Quindi secondo lei il punto qual è?
Il problema è decidere se vogliamo che le immense risorse finanziarie che circolano sui mercati diventino “capitali pazienti” al servizio dell’economia reale o “capitali supersonici” al servizio dei robot e degli algoritmi per il trading ad alta frequenza. Si tratta pertanto semplicemente di scegliere quale interesse vogliamo servire con la finanza.

Che cosa pensate di fare?
De Bortoli, insieme a molti altri, tira per la giacchetta il ministro dell’Economia Pier Carlo Padoan, accusandolo di «simpatia» per la tassa e di debolezze socialisteggianti. E allora, noi facciamo lo stesso: tirando, a nostra volta e alla nostra maniera, la giacchetta del ministro.

Per dirgli che cosa?
Quel mondo "top 1 per cento", sinora fin troppo coccolato e lusingato, rappresenta una quota minoritaria di voti. Alle elezioni i perdenti sono, invece, stragrande maggioranza. È arrivato il momento di far capire che il governo di questo Paese è dalla loro parte, rilanciando una fase di crescita sostenibile con una ripartizione più equa dei benefici, maggiore attenzione ai poveri e l’avvio della svolta pro-famiglia con figli. L’abolizione della Tobin tax sarà anche in cima alla lista in qualche agenda del tutto particolare, ma non può essere un obiettivo dell’agenda di un governo che è nato per «cambiare verso» all’Italia ed è impegnato in una importante e decisiva strategia di rilancio del Sistema Paese.

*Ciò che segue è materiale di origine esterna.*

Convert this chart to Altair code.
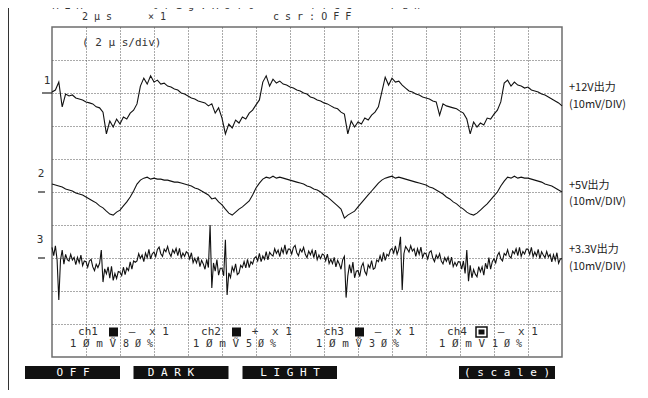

Non è questa una posizione troppo dalla parte degli ultimi e poco oggettiva?
Guardare il mondo dalla parte dei perdenti, che ultimamente sono tanti e anche piuttosto arrabbiati, non solo è sacrosanto, ma è anche la migliore strategia di costruzione e di sopravvivenza politica. Per giustizia e per interesse: la Tobin tax non si può svuotare né tantomeno cancellare. Se accadesse gli 11 milioni di italiani che non hanno i soldi per curarsi e per fare analisi, e si sono arrabbiati per la scelta di Exor (finanziaria della Fiat) di andare in Olanda pe pagare meno tasse, lo diventerebbero ancor più.